'Revolving door'  Yeo, Tim

Conservative MP who chairs climate committee earns £140k from green energy firms

By Gerri Peev

PUBLISHED: 23:31, 13 August 2012 | UPDATED: 08:11, 14 August 2012

MPs are plotting to overthrow the Conservative chairman of the energy and climate change committee because of his links to the green power industry.

Tory MP Tim Yeo rakes in almost £140,000 a year from the controversial industry while juggling his role as chairman of the select committee.

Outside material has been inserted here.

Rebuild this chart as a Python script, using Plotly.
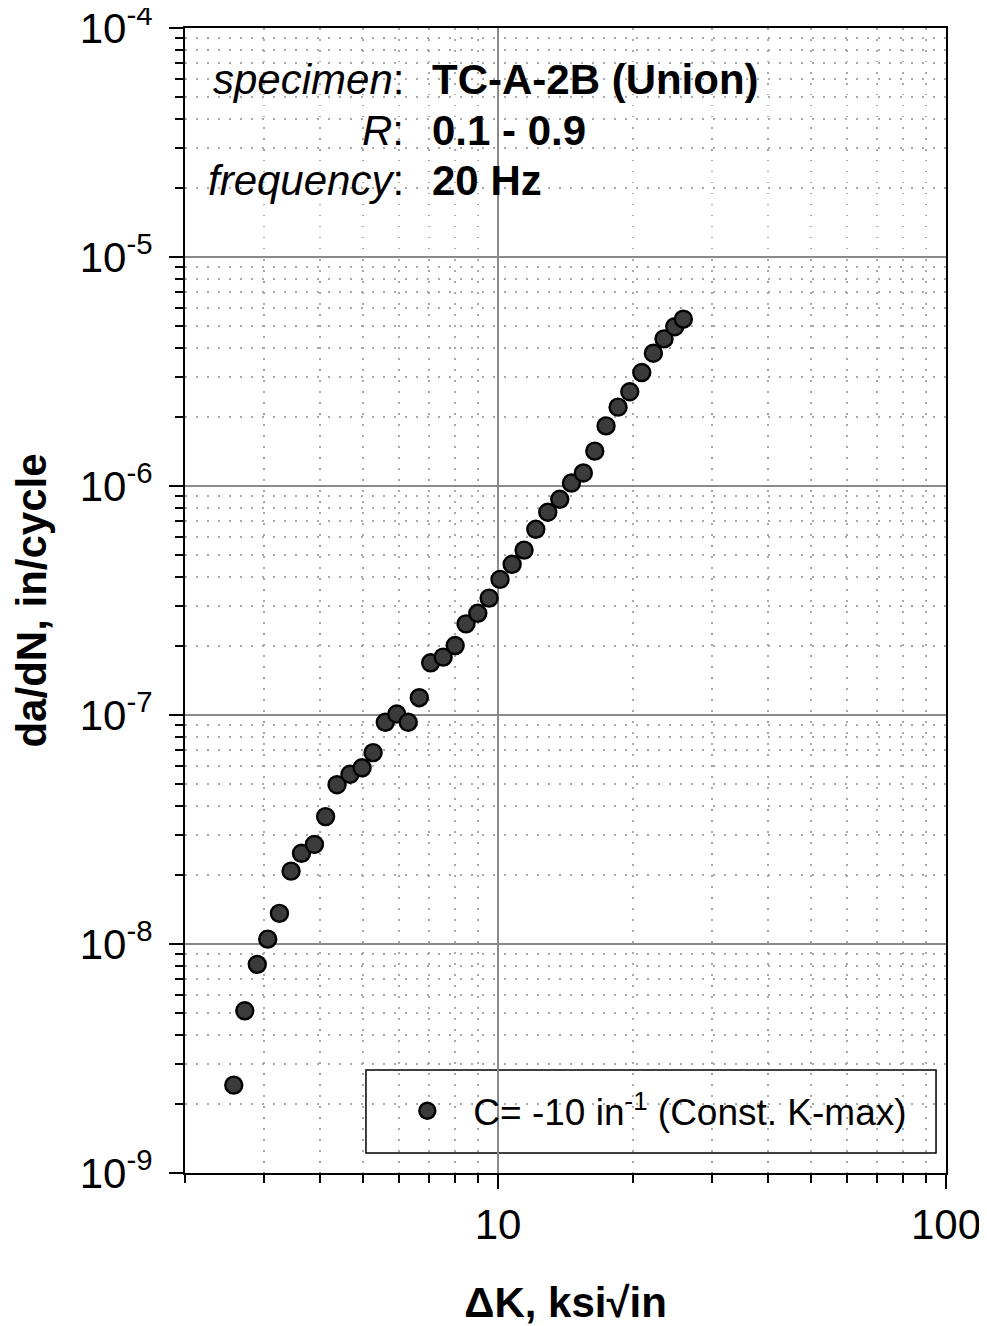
"""
da/dN vs delta K, specimen TC-A-2B (Union)
"""
import plotly.graph_objects as go

# data
delta_k = [2.57, 2.72, 2.90, 3.06, 3.25, 3.45, 3.64, 3.89, 4.12, 4.37,
           4.67, 4.97, 5.26, 5.60, 5.94, 6.30, 6.67, 7.07, 7.54, 8.02,
           8.48, 9.01, 9.55, 10.1, 10.75, 11.43, 12.14, 12.91, 13.73, 14.58,
           15.50, 16.44, 17.42, 18.53, 19.68, 20.93, 22.22, 23.47, 24.80, 25.92]
dadn = [2.42e-9, 5.11e-9, 8.15e-9, 1.05e-8, 1.36e-8, 2.08e-8, 2.49e-8, 2.72e-8, 3.60e-8, 4.96e-8,
        5.51e-8, 5.88e-8, 6.85e-8, 9.29e-8, 1.01e-7, 9.29e-8, 1.19e-7, 1.69e-7, 1.79e-7, 2.01e-7,
        2.50e-7, 2.78e-7, 3.24e-7, 3.91e-7, 4.55e-7, 5.25e-7, 6.47e-7, 7.68e-7, 8.75e-7, 1.03e-6,
        1.14e-6, 1.42e-6, 1.83e-6, 2.21e-6, 2.58e-6, 3.13e-6, 3.80e-6, 4.39e-6, 4.96e-6, 5.35e-6]

series_name = "C= -10 in<sup>-1</sup> (Const. K-max)"

x_tickvals = [10, 100]
x_ticktext = ["10", "100"]
y_tickvals = [1e-9, 1e-8, 1e-7, 1e-6, 1e-5, 1e-4]
y_ticktext = ["10<sup>-9</sup>", "10<sup>-8</sup>", "10<sup>-7</sup>",
              "10<sup>-6</sup>", "10<sup>-5</sup>", "10<sup>-4</sup>"]

info_labels = ["<i>specimen</i>:", "<i>R</i>:", "<i>frequency</i>:"]
info_values = ["<b>TC-A-2B (Union)</b>", "<b>0.1 - 0.9</b>", "<b>20 Hz</b>"]

FONT = "Liberation Sans, Arial, sans-serif"

# minor tick positions (2..9 per decade)
x_minor = [m * 10 ** e for e in range(0, 2) for m in range(2, 10)]
y_minor = [m * 10.0 ** e for e in range(-9, -4) for m in range(2, 10)]

fig = go.Figure()
fig.add_trace(go.Scatter(
    x=delta_k, y=dadn, mode="markers", name=series_name,
    marker=dict(size=17, color="#3b3b3b", line=dict(color="black", width=2.4)),
))

axis_common = dict(
    type="log", showline=True, linecolor="black", linewidth=2, mirror=True,
    ticks="outside", ticklen=14, tickwidth=1.5, tickcolor="black",
    showgrid=True, gridcolor="#8a8a8a", gridwidth=1.5,
    tickfont=dict(family=FONT, size=42, color="black"),
    zeroline=False, automargin=False, ticklabeloverflow="allow",
)
minor_common = dict(ticks="outside", ticklen=8, tickwidth=1.5, tickcolor="black",
                    showgrid=True, gridcolor="#a8a8a8", griddash="1.5px,9.5px", gridwidth=1.5)

fig.update_xaxes(
    **axis_common,
    range=[0.30103, 2],
    tickvals=x_tickvals, ticktext=x_ticktext,
    minor=dict(tickvals=x_minor, **minor_common),
    ticklabelstandoff=0,
    title=dict(text="<b>ΔK, ksi√in</b>", font=dict(family=FONT, size=42, color="black"),
               standoff=42),
)
fig.update_yaxes(
    **axis_common,
    range=[-9, -4],
    tickvals=y_tickvals, ticktext=y_ticktext,
    minor=dict(tickvals=y_minor, **minor_common),
    ticklabelstandoff=8,
    title=dict(text="<b>da/dN, in/cycle</b>", font=dict(family=FONT, size=42, color="black"),
               standoff=24),
)

# info text block
annotations = []
for i, (lab, val) in enumerate(zip(info_labels, info_values)):
    ypos = 0.9546 - i * 0.0437
    annotations.append(dict(xref="paper", yref="paper", x=0.291, y=ypos, text=lab,
                            showarrow=False, xanchor="right", yanchor="middle",
                            font=dict(family=FONT, size=42, color="black")))
    annotations.append(dict(xref="paper", yref="paper", x=0.322, y=ypos, text=val,
                            showarrow=False, xanchor="left", yanchor="middle",
                            font=dict(family=FONT, size=42, color="black")))

# the page body adds an 8px margin, so the figure is 8px smaller than the window
fig.update_layout(
    width=979, height=1318,
    margin=dict(l=177, r=41, t=20, b=153, autoexpand=False),
    paper_bgcolor="white", plot_bgcolor="white",
    annotations=annotations,
    showlegend=True,
    legend=dict(x=0.258, y=0.054, xanchor="left", yanchor="middle",
                bgcolor="rgba(0,0,0,0)", borderwidth=0, itemwidth=82,
                font=dict(family=FONT, size=37, color="black")),
    shapes=[dict(type="rect", xref="paper", yref="paper",
                 x0=0.2378, x1=0.9869, y0=0.0175, y1=0.0900,
                 line=dict(color="black", width=1.5), fillcolor="white", layer="below")],
)

fig.write_html("out.html")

The former environment minister, who is also president of the Renewable Energy Association, has criticised cuts in taxpayer-funded subsidies to the green energy industry he champions.

 

Controversial: MP Tim Yeo earns almost £140,000 from green energy firms while also sitting as chairman of the Commons Environmental Audit Committee

Mr Yeo lists just over £139,450 in payments linked to green companies in the latest MPs’ register of interests.
 

Furious MPs are now trying to depose him as chairman of the select committee.
 

One insider told the Mail: ‘We are seeking advice on how this can be done as select committee chairmen are now elected. But there is obviously a potential conflict of interest here.’

 

The process can be difficult, but some are hoping Mr Yeo will be embarrassed into standing down voluntarily.
 

MPs are concerned that Mr Yeo earns so much money from energy companies while also being asked to hold the industry to account in his role as chairman of the powerful select committee.
 

This is on top of his salary of more than £65,000, plus a top-up of nearly £15,000 for his role as a select committee chairman.

 
Busy man: As well as working with three green energy companies, Mr Yeo is also a non-executive director with the Eurotunnel group

Busy man: As well as working with three green energy companies, Mr Yeo is also a non-executive director with the Eurotunnel group

In total, his pay is worth more than £220,000 a year – more in line with a chief executive than a parliamentarian.
 

The MP is chairman of a biofuel company, TMO Renewables. He worked 197 hours for the firm, earning more than £68,000 in a year.
 

He also spent 141 hours working for AFC Energy, a Surrey-based firm developing alkaline fuel cell technology. He was paid £55,450.
 

Mr Yeo chairs meetings of an environmentally friendly car firm, Eco City Vehicles. For just 39 hours of work, he earned more than £16,000.
 

Tory MP Chris Heaton-Harris suggested on his Twitter page that Mr Yeo may have a potential conflict of interest

Tory MP Chris Heaton-Harris suggested on his Twitter page that Mr Yeo may have a potential conflict of interest

The Suffolk South MP also works with the Eurotunnel group. He  is a non-executive director  and attends meetings of the Channel Tunnel’s safety and environment committee.
 

Last month, Mr Yeo accused the Treasury of sacrificing green energy plans to placate Tory backbenchers opposing plans to concrete over the countryside with wind farms and pylons.
 

Mr Yeo told the Guardian: ‘They are working particularly to target some Conservative backbenchers, pursuing a policy designed to prove that they are not going to get into so-called costly green initiatives. It is extraordinary.’
 

The MP also attacked the Treasury’s record on the environment, saying: ‘The Treasury has never been signed up to the green agenda, but this has got much more serious in the past year.
 

'Their interventions on the energy bill, and clear interference over ROCs [renewable energy subsidies], have shown this – it all adds up to a clear sign that they are not supportive of progress on the low-carbon energy sector.’
 

Tory MP Chris Heaton-Harris hinted at a potential conflict of interest on Twitter, saying: ‘Unsurprised by Tim Yeo’s comments. I’m sure he’s genuinely worried about the subsidies 4 green jobs, esp as he holds so many of them himself.’
 

Select committee chairmen are allowed to earn money from external work but Parliament’s Standards and Privileges Committee has said in its report on pay that ‘in some cases of conflict, or the appearance of a conflict, this may mean that a chairman must either divest himself or herself of an interest, or stand aside’.
 

Mr Yeo said: ‘Not only have my interests been correctly registered at all times but... they were listed in full on the ballot paper circulated to all MPs when I was elected chair of the committee in June 2010.
 

‘Furthermore, I’ve held the views I’ve expressed regularly on renewable energy consistently and strongly since 1993, as many publicly available documents over the last 19 years show.’